Jerome Königsfeld: How did your organizational setup change over time, as you scaled from three founders to more than 900 employees?

Erez Galonska: It’s constantly changing. When you’re growing so quickly, it’s vital that your systems and organization adapt. Every quarter we go through a “restructuring” process, rigorously challenging ourselves on what we need to change to unlock further growth and how we can best set up the organization for success. We define clear targets that we measure ourselves against and break down responsibilities to the individual employee level, making sure that every employee knows how they contribute to the targets and the overall company vision.

Key insight #4: Hardware becomes a commodity
Software will differentiate farming as a service in the future.

Jerome Königsfeld: What is the next frontier in your product development?
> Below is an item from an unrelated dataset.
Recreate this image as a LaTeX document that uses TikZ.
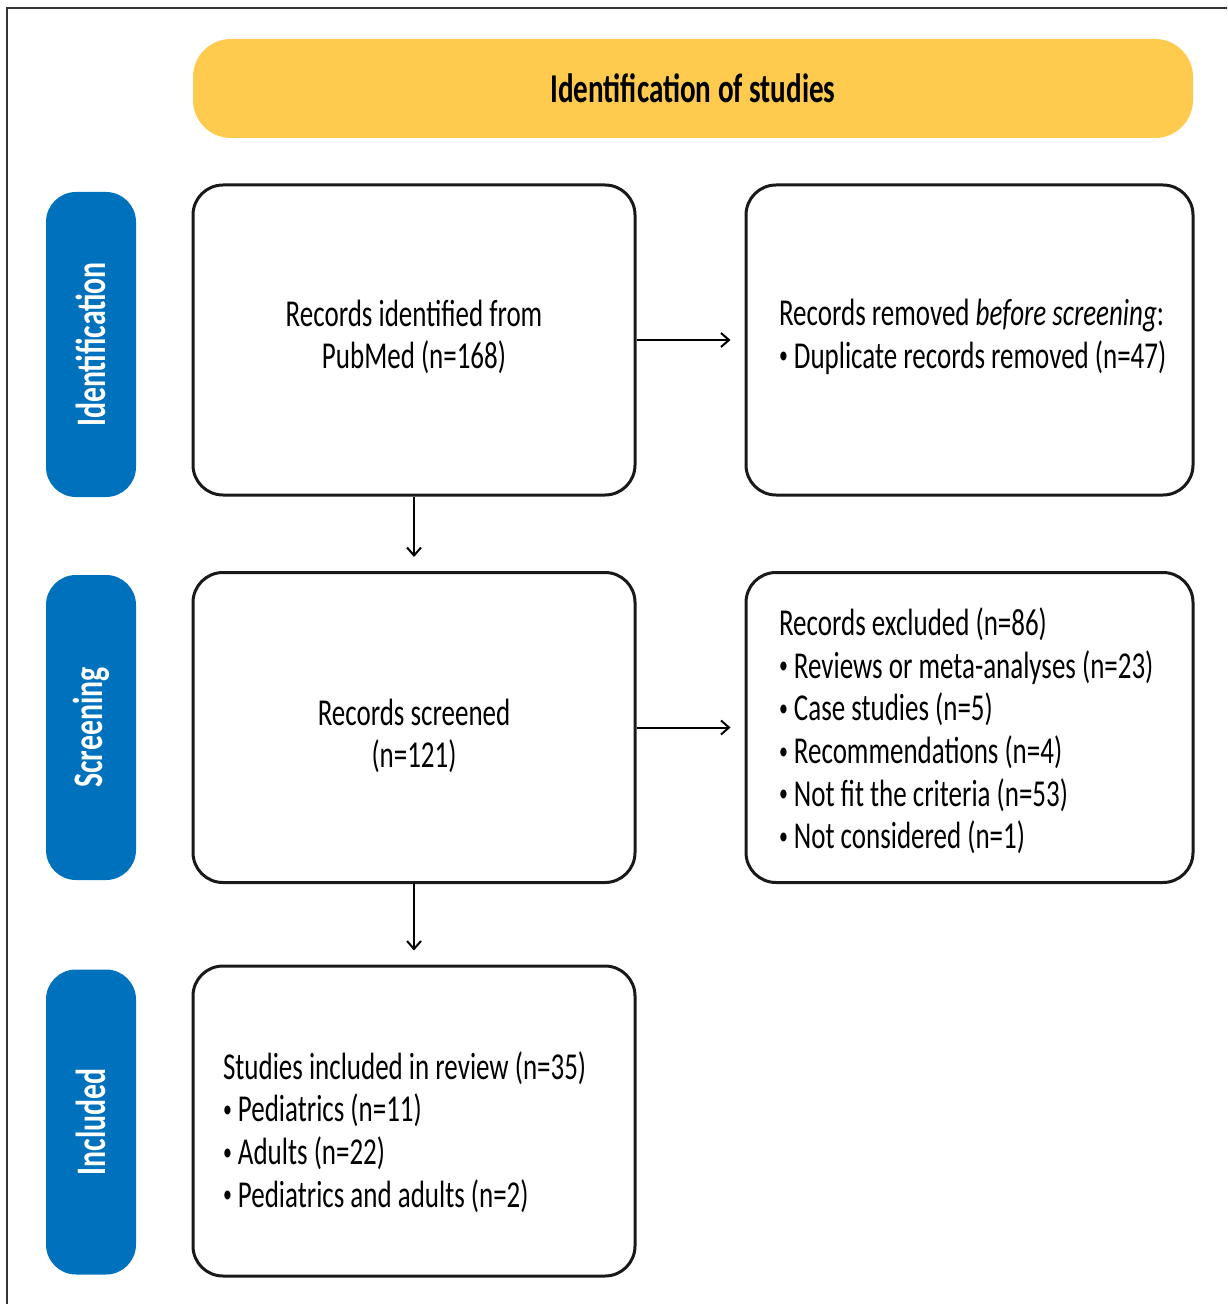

Are there any specific areas that you focus on?

Erez Galonska: Going forward, we will focus on the software side of the Infarm concept. In the long term, the actual farms will become a commodity business, and in fact we have already started to outsource the development of our hardware.

The majority of our future value will happen in the cloud. The “farmer in the cloud” is continuously fed with data, enabling it to learn and get smarter and determine what grain recipes work best and how much water, light, and nutrients to use.

These improvements will also help to make a significant environmental impact. Currently, our farming-as-a-service impact has helped to save more than ten million gallons of water and 600,000 square feet of land, while harvesting more than one million plants monthly and growing.

Jerome Königsfeld: What percentage of your staff works on product development?

Erez Galonska: We look a lot like an Internet of Things (IoT) company. About 10–15 percent of our people focus on product development, and then we have interdisciplinary teams of developers, plant scientists, engineers, and user-experience designers.

Jerome Königsfeld: How do you see the future of agriculture in general?

Erez Galonska: There is a massive transformation happening in agriculture right now. Technology and software allow farmers to use fewer resources to generate more yield. This is becoming mainstream.

Agriculture, from our perspective, is returning to its roots. I think that one of the biggest powers of technology is that we can again grow food where it is consumed.

A second big trend is the personalization of farming. Today, agriculture operates according to a push concept. Companies cultivate the crop and then try to get it to the consumers. At Infarm, we do the reverse, and this is where it becomes interesting. We leverage data to understand customer preferences and then grow the crop accordingly—we call it “personalized farming.” The future will be micro farms that cultivate crops based on households’ taste profiles, diets, and health needs.

We’re part of this movement of bringing farming closer to the consumer, all while being more resource efficient as well.